Frank Robin Jr. was indicted in Atlanta for alleged bribery and obstruction of justice, among the most serious accusations ever lodged against a federal prosecutor. Attorney General William French Smith played President Reagan a tape recording of the alleged bribe solicitation last fall to convince him to establish 12 new drug task forces, sources said.
The president was impressed and agreed to set up the special investigative units.
Robin was hired in July on a three-month contract to help investigate the financial activities of suspected drug dealers, tax attorneys and bankers on offshore islands, sources said.
He replaced an assistant U.S. attorney who had received an assassination threat. One witness had already been murdered during the course of the investigation, according to court records. Robin was supervising part of the case from Houston while other prosecutors were working in Atlanta.
The Washington Post reported last fall that in early August a caller who identified himself as "Charlie India"--for confidential informer--telephoned an investigator for one of the suspects under investigation. He offered to sell information outlining the government's investigative plans and to help to identify informers within the criminal group. The caller suggested that the conversation be taped because of its complexity. The suspect's attorney turned the tape over to the Justice Department, and attorneys in Washington supervising the case called other prosecutors, including Robin, in to hear it.
One of the supervisors thought at that time that the voice sounded like Robin's.
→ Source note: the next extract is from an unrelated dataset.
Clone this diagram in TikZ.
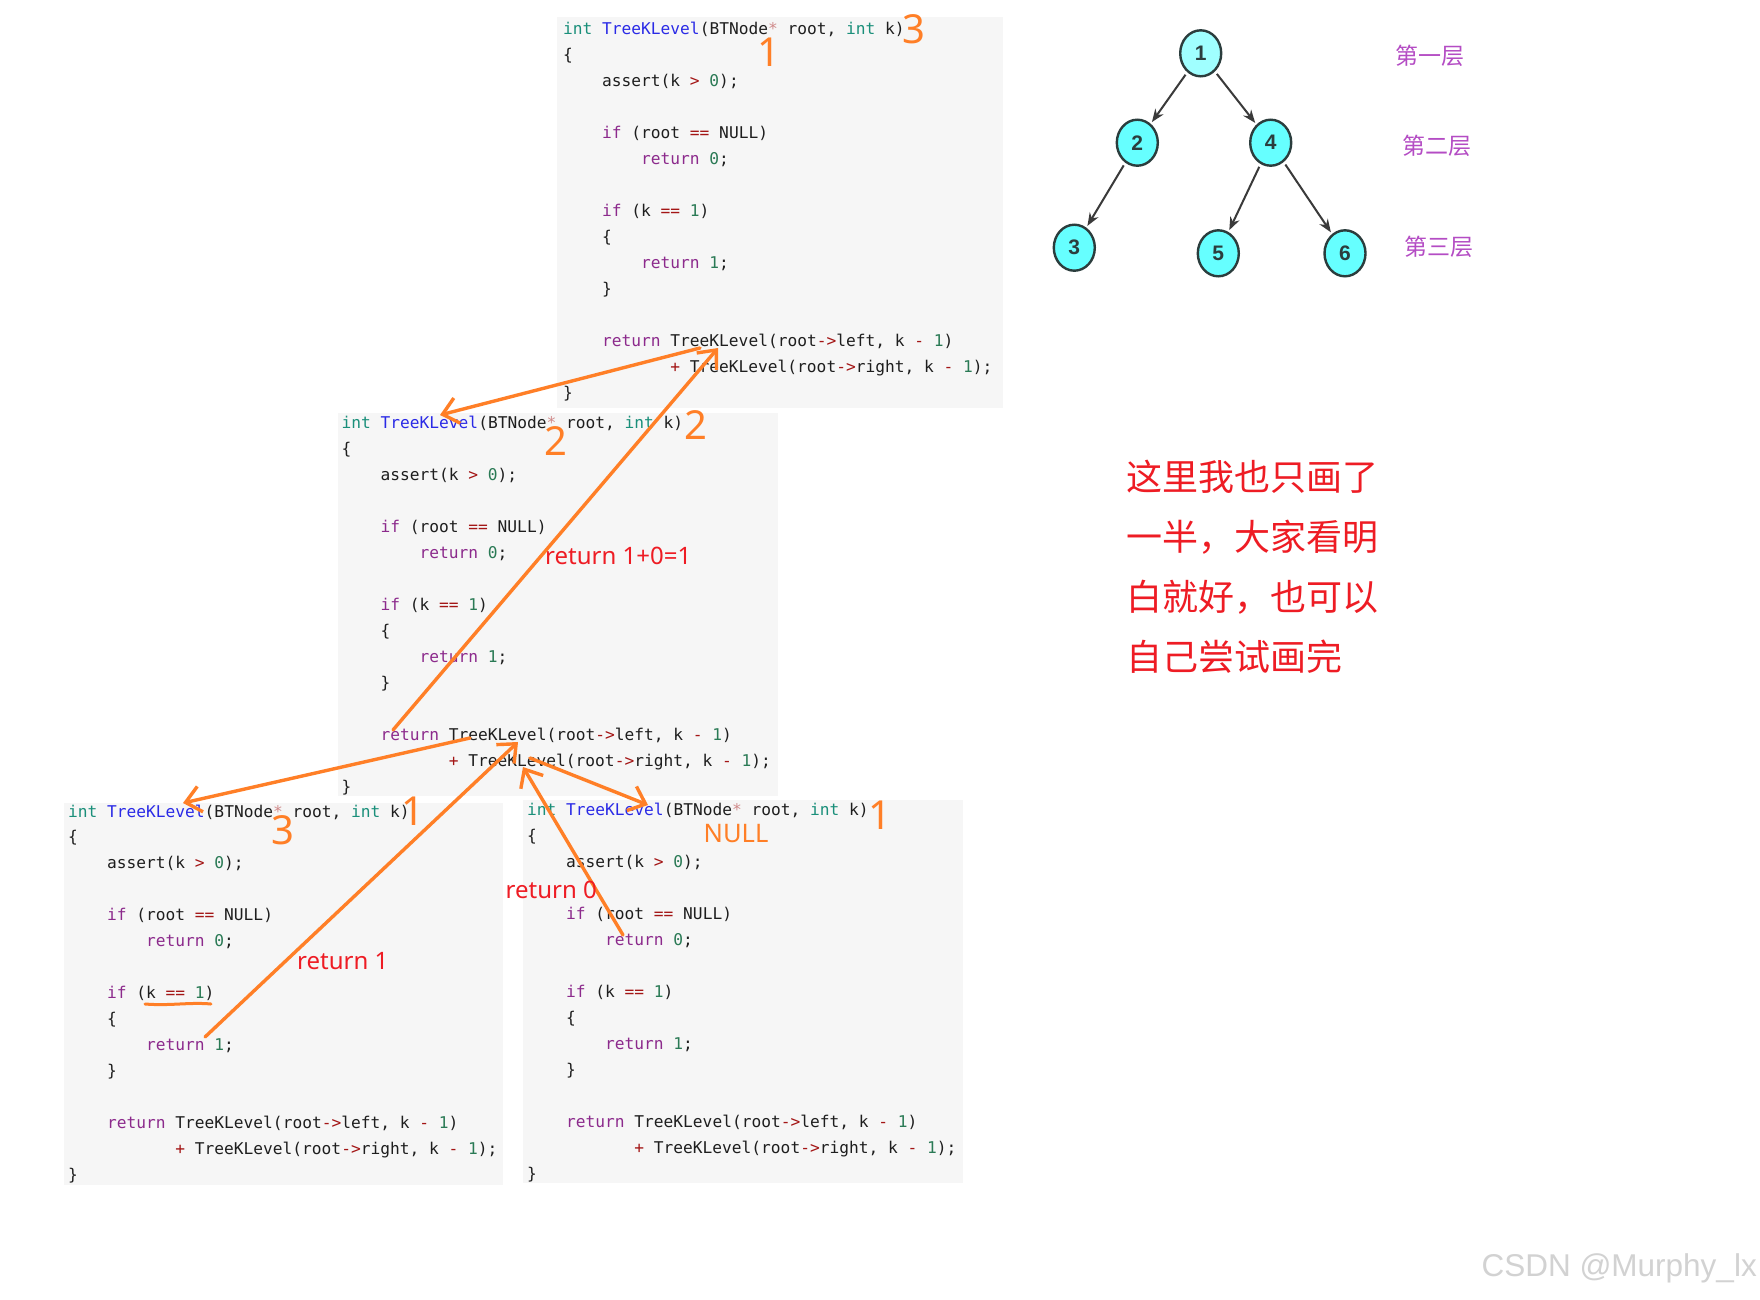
\documentclass[tikz,border=0pt]{standalone}
\usepackage{fontspec}
\setmonofont{DejaVu Sans Mono}
\newfontfamily\annfont{Noto Sans}
\newfontfamily\cjkfont{Noto Sans CJK SC}
\newfontfamily\wmfont{Liberation Sans}
\newfontfamily\treefont{Liberation Sans}
\usetikzlibrary{arrows.meta,shapes.geometric,calc}

\definecolor{codebg}{HTML}{F6F6F6}
\definecolor{ckw}{HTML}{1A8F7A}
\definecolor{cfn}{HTML}{2A2AE6}
\definecolor{cctl}{HTML}{8C2A8C}
\definecolor{cnum}{HTML}{2A7A55}
\definecolor{cop}{HTML}{A31515}
\definecolor{cptr}{HTML}{D08A8A}
\definecolor{ctxt}{HTML}{1E1E1E}
\definecolor{anorange}{HTML}{FF7F27}
\definecolor{anred}{HTML}{EE1C24}
\definecolor{lvl}{HTML}{B44CC4}
\definecolor{nodecyan}{HTML}{66FFFF}
\definecolor{nodecyanlt}{HTML}{A0FFFF}
\definecolor{nodeedge}{HTML}{2B3D3D}
\definecolor{treeline}{HTML}{3A3A3A}
\definecolor{wmgray}{HTML}{D2D2D2}

\newcommand\cdkw[1]{\textcolor{ckw}{#1}}
\newcommand\cdfn[1]{\textcolor{cfn}{#1}}
\newcommand\cdctl[1]{\textcolor{cctl}{#1}}
\newcommand\cdnum[1]{\textcolor{cnum}{#1}}
\newcommand\cdop[1]{\textcolor{cop}{#1}}
\newcommand\cdptr[1]{\textcolor{cptr}{#1}}
\def\cw{9.75}
\def\lp{25.97}

% #1 name, #2 box left, #3 box top, #4 box right, #5 box bottom, #6 text x, #7 first baseline
\newcommand\codeblock[7]{%
  \path (#2,#3) coordinate (#1-nw) (#4,#5) coordinate (#1-se);
  \fill[codebg] (#1-nw) rectangle (#1-se);
  \node[codeline] (#1-l1) at (#6,#7) {\cdkw{int} \cdfn{TreeKLevel}(BTNode\cdptr{*} root, \cdkw{int} k)};
  \node[codeline] (#1-l2) at (#6,{#7+1*\lp}) {\{};
  \node[codeline] (#1-l3) at ({#6+4*\cw},{#7+2*\lp}) {assert(k \cdop{>} \cdnum{0});};
  \node[codeline] (#1-l5) at ({#6+4*\cw},{#7+4*\lp}) {\cdctl{if} (root \cdop{==} NULL)};
  \node[codeline] (#1-l6) at ({#6+8*\cw},{#7+5*\lp}) {\cdctl{return} \cdnum{0};};
  \node[codeline] (#1-l8) at ({#6+4*\cw},{#7+7*\lp}) {\cdctl{if} (k \cdop{==} \cdnum{1})};
  \node[codeline] (#1-l9) at ({#6+4*\cw},{#7+8*\lp}) {\{};
  \node[codeline] (#1-l10) at ({#6+8*\cw},{#7+9*\lp}) {\cdctl{return} \cdnum{1};};
  \node[codeline] (#1-l11) at ({#6+4*\cw},{#7+10*\lp}) {\}};
  \node[codeline] (#1-l13) at ({#6+4*\cw},{#7+12*\lp}) {\cdctl{return} TreeKLevel(root\cdop{->}left, k \cdop{-} \cdnum{1})};
  \node[codeline] (#1-l14) at ({#6+11*\cw},{#7+13*\lp}) {\cdop{+} TreeKLevel(root\cdop{->}right, k \cdop{-} \cdnum{1});};
  \node[codeline] (#1-l15) at (#6,{#7+14*\lp}) {\}};
}

\begin{document}
\begin{tikzpicture}[x=1pt,y=-1pt,
  codeline/.style={anchor=base west, inner sep=0pt, text=ctxt,
    font=\ttfamily\fontsize{16.2}{20}\selectfont},
  orangearrow/.style={draw=anorange, line width=3.4pt, line cap=round,
    -{Straight Barb[length=15pt,width=26pt]}},
  orangeline/.style={draw=anorange, line width=3pt, line cap=round},
  onum/.style={inner sep=0pt, text=anorange, font=\annfont\fontsize{40}{40}\selectfont},
  otext/.style={inner sep=0pt, text=anorange, font=\annfont\fontsize{25.5}{26}\selectfont},
  rtext/.style={inner sep=0pt, text=anred, font=\annfont\fontsize{24}{24}\selectfont},
  cjkred/.style={inner sep=0pt, anchor=west, text=anred, font=\cjkfont\fontsize{36}{36}\selectfont},
  lvltext/.style={inner sep=0pt, text=lvl, font=\cjkfont\fontsize{23}{23}\selectfont},
  tnode/.style={ellipse, draw=nodeedge, line width=2.4pt, fill=nodecyan,
    minimum width=41pt, minimum height=46pt, inner sep=0pt, text=nodeedge,
    font=\treefont\bfseries\fontsize{21}{21}\selectfont},
  tedge/.style={draw=treeline, line width=2pt, shorten <=3pt, shorten >=2pt,
    -{Stealth[length=13pt,width=10pt]}},
  wmtext/.style={inner sep=0pt, text=wmgray, font=\wmfont\fontsize{31.5}{32}\selectfont}
]
\useasboundingbox (0,0) rectangle (1760,1299);
\fill[white] (0,0) rectangle (1760,1299);

% code blocks
\codeblock{A}{557}{17}{1003}{408}{563}{34.5}
\codeblock{B}{338}{413}{778}{796}{341.5}{428.5}
\codeblock{C}{64}{803}{503}{1185}{68}{817}
\codeblock{D}{523}{800}{963}{1183}{527}{815.5}

% tree
\node[tnode, fill=nodecyanlt] (t1) at (1200.7,53.3) {1};
\node[tnode] (t2) at (1137.3,142.7) {2};
\node[tnode] (t4) at (1270.7,142.7) {4};
\node[tnode] (t3) at (1074.3,247.7) {3};
\node[tnode] (t5) at (1218.3,253.3) {5};
\node[tnode] (t6) at (1345,253.3) {6};
\draw[tedge] (t1) -- (t2);
\draw[tedge] (t1) -- (t4);
\draw[tedge] (t2) -- (t3);
\draw[tedge] (t4) -- (t5);
\draw[tedge] (t4) -- (t6);
\node[lvltext] (lv1) at (1430,56) {第一层};
\node[lvltext] (lv2) at (1436.7,146) {第二层};
\node[lvltext] (lv3) at (1439,246.7) {第三层};

% red note
\node[cjkred] (n1) at (1126,477) {这里我也只画了};
\node[cjkred] (n2) at (1126,537) {一半，大家看明};
\node[cjkred] (n3) at (1126,597) {白就好，也可以};
\node[cjkred] (n4) at (1126,657) {自己尝试画完};

% orange call / return arrows
\coordinate (l1s) at (700,348); \coordinate (l1e) at (440,415);
\coordinate (l2s) at (393,730); \coordinate (l2e) at (718,348);
\coordinate (l3s) at (470,738); \coordinate (l3e) at (183,803);
\coordinate (l4s) at (205,1037); \coordinate (l4e) at (518,742);
\coordinate (l5s) at (530,758); \coordinate (l5e) at (648,805);
\coordinate (l6s) at (623,935); \coordinate (l6e) at (523,767);
\coordinate (u1) at (145,1004); \coordinate (u2) at (211,1004);
\draw[orangearrow] (l1s) -- (l1e);
\draw[orangearrow] (l2s) -- (l2e);
\draw[orangearrow] (l3s) -- (l3e);
\draw[orangearrow] (l4s) -- (l4e);
\draw[orangearrow] (l5s) -- (l5e);
\draw[orangearrow] (l6s) -- (l6e);
\draw[orangeline] (u1) .. controls (170,1006) and (190,1002) .. (u2);

% orange numbers
\node[onum] (a3) at (914,29) {3};
\node[onum] (a1) at (769,52) {1};
\node[onum] (b2r) at (696,425) {2};
\node[onum] (b2) at (556,441) {2};
\node[onum] (c3) at (282.5,830) {3};
\node[onum] (c1) at (413,811) {1};
\node[onum] (d1) at (880,815) {1};
\node[otext] (dnull) at (736,834) {NULL};

% red return labels
\node[rtext, anchor=west] (ret10) at (545,556) {return 1+0=1};
\node[rtext, anchor=west] (ret1) at (297,961) {return 1};
\node[rtext, anchor=east] (ret0) at (597,890) {return 0};

% watermark
\node[wmtext, anchor=east] (wm) at (1757,1268) {CSDN @Murphy\_lx};
\end{tikzpicture}
\end{document}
Robin's work on the case ended Sept. 7, according to government court papers.
Robin's attorney, Michael J. Hinton, said yesterday that his client continues to insist that his isn't the voice on the tape. "We are very disappointed and Frank will plead not guilty," he said.
Justice Department officials said the last prosecutor to be charged with corruption was former federal prosecutor Donald E. Robinson Jr.
Robinson was acquitted of bribery and obstruction of justice charges in 1976 after he claimed he was trapped into taking $700 in bribes from undercover officers in the videotaped Washington "sting" investigation of the fencing of stolen goods.